**GIVEN TASK:**
Retype only the lines from the top of the records to the line with "60, 70, 80];", including that line but none of the pictures.

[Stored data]
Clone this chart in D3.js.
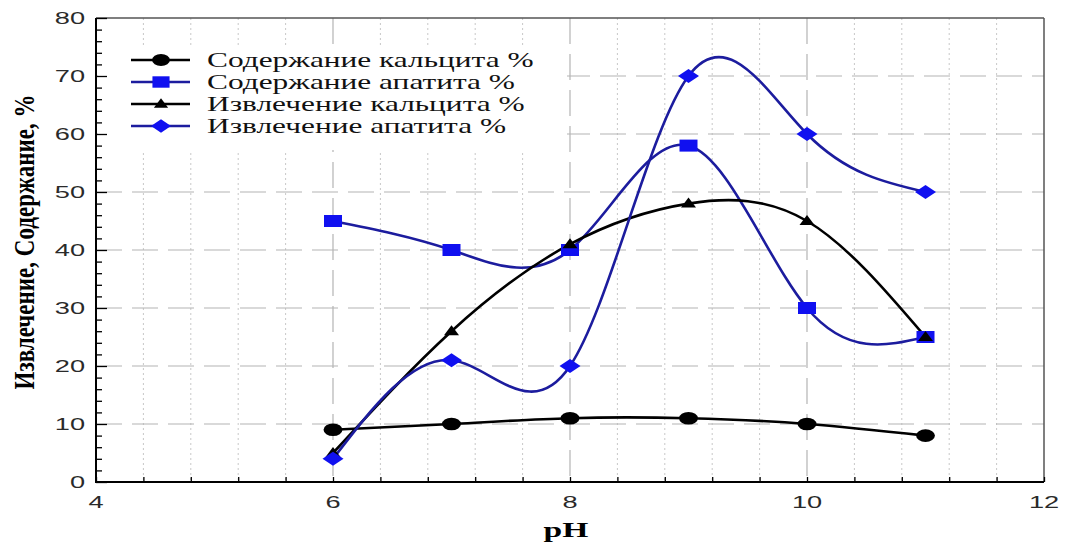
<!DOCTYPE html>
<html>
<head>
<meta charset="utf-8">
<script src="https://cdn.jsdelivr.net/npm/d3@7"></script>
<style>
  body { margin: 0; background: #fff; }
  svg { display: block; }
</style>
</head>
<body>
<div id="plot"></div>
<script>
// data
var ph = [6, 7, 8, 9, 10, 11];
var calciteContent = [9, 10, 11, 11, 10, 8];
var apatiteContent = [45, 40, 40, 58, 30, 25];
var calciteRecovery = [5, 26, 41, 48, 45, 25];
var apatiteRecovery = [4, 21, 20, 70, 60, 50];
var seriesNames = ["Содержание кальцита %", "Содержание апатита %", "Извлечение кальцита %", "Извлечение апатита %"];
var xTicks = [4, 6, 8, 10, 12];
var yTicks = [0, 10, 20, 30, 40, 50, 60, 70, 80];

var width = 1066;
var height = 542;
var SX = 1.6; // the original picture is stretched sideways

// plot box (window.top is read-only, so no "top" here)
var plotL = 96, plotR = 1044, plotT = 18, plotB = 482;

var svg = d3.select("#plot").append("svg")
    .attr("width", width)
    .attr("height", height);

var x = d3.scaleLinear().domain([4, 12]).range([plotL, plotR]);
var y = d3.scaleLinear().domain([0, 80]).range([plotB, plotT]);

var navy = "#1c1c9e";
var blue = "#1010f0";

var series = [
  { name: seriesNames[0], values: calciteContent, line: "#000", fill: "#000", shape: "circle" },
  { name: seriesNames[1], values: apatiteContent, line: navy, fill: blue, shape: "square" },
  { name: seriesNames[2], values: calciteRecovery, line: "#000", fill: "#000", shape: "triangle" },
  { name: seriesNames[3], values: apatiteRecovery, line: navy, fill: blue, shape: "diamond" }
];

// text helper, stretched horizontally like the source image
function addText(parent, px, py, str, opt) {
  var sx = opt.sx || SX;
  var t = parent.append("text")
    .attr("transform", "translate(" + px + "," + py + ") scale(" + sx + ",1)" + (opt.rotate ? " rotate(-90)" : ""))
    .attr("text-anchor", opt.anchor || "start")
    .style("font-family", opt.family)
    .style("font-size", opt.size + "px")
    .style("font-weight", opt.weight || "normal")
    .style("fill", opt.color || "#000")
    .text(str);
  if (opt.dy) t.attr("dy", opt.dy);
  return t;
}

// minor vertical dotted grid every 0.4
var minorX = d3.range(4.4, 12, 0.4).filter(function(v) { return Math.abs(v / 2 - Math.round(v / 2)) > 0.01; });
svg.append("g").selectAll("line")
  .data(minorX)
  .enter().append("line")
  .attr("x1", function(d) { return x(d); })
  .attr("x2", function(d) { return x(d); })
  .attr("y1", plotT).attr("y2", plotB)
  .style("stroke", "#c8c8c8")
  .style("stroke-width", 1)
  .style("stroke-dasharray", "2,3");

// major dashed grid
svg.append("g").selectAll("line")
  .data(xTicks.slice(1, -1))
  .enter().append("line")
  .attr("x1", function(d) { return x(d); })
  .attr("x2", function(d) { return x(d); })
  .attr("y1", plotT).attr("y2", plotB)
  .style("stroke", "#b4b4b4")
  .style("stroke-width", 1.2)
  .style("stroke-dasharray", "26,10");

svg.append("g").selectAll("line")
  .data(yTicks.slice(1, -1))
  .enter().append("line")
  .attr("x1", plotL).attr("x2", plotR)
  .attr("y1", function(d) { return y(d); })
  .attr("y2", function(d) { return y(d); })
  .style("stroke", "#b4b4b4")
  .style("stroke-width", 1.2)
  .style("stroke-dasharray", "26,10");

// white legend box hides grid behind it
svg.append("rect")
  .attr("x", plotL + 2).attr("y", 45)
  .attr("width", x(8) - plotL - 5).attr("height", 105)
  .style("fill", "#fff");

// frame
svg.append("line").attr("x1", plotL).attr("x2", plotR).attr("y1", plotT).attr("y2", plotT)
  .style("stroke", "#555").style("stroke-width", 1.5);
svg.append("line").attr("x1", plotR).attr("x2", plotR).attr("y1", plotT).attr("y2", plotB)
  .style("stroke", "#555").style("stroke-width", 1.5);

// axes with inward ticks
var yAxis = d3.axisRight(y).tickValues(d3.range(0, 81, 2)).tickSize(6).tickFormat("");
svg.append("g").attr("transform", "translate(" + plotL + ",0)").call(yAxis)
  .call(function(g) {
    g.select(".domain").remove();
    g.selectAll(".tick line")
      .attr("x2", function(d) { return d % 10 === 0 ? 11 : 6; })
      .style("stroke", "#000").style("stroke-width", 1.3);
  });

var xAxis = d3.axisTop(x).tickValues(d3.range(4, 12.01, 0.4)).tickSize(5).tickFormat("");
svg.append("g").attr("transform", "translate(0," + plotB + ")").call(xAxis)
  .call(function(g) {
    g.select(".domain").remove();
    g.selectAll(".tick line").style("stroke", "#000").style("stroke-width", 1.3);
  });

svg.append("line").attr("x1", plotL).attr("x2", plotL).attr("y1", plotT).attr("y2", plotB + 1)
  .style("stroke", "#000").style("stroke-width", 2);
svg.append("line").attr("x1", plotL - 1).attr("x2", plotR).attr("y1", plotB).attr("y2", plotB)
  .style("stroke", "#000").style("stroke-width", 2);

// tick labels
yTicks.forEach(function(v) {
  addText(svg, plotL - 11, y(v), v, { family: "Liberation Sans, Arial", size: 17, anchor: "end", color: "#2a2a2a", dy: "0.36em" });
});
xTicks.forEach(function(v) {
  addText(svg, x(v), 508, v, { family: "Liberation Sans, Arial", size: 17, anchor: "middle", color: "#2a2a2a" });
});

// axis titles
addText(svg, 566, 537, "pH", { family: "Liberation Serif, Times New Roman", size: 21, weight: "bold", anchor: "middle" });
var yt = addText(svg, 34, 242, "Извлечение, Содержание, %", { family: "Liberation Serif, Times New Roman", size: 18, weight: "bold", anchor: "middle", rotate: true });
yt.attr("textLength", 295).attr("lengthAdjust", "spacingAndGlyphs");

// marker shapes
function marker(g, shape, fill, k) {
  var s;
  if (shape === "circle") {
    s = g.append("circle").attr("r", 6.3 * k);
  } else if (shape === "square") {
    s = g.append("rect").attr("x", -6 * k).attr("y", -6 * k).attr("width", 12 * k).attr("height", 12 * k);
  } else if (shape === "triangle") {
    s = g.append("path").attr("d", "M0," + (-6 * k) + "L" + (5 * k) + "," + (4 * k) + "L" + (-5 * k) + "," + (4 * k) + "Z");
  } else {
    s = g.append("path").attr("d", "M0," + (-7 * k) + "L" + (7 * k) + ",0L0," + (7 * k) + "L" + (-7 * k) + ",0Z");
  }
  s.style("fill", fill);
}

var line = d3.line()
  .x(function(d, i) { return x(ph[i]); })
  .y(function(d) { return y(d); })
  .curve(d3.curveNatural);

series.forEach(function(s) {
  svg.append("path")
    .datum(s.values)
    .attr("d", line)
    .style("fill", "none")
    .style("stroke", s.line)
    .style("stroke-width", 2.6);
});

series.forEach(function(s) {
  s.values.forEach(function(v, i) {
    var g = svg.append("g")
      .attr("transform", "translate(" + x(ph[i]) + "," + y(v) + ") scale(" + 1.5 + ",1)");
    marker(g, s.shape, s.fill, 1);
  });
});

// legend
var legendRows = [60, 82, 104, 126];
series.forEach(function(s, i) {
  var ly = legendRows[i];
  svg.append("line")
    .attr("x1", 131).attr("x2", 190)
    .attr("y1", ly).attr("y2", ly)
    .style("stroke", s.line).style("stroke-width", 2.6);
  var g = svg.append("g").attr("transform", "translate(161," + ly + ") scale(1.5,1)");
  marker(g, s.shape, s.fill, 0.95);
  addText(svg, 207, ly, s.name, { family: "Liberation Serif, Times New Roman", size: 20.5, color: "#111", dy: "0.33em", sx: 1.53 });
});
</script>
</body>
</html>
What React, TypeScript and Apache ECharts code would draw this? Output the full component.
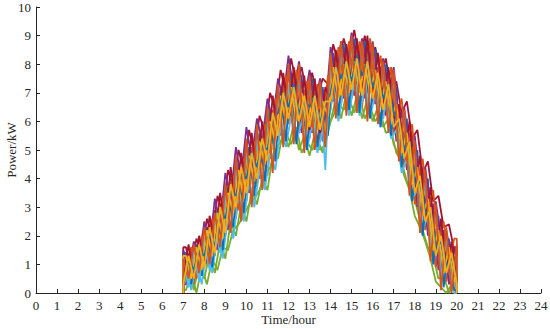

**REPLY TO THE EXERCISE:**
Clone this chart in D3.js.
<!DOCTYPE html>
<html>
<head>
<meta charset="utf-8">
<script src="https://cdn.jsdelivr.net/npm/d3@7"></script>
<style>
  body { margin: 0; background: #fff; }
  svg { display: block; }
</style>
</head>
<body>
<div id="plot"></div>
<script>
// data
var ph = [6, 7, 8, 9, 10, 11];
var calciteContent = [9, 10, 11, 11, 10, 8];
var apatiteContent = [45, 40, 40, 58, 30, 25];
var calciteRecovery = [5, 26, 41, 48, 45, 25];
var apatiteRecovery = [4, 21, 20, 70, 60, 50];
var seriesNames = ["Содержание кальцита %", "Содержание апатита %", "Извлечение кальцита %", "Извлечение апатита %"];
var xTicks = [4, 6, 8, 10, 12];
var yTicks = [0, 10, 20, 30, 40, 50, 60, 70, 80];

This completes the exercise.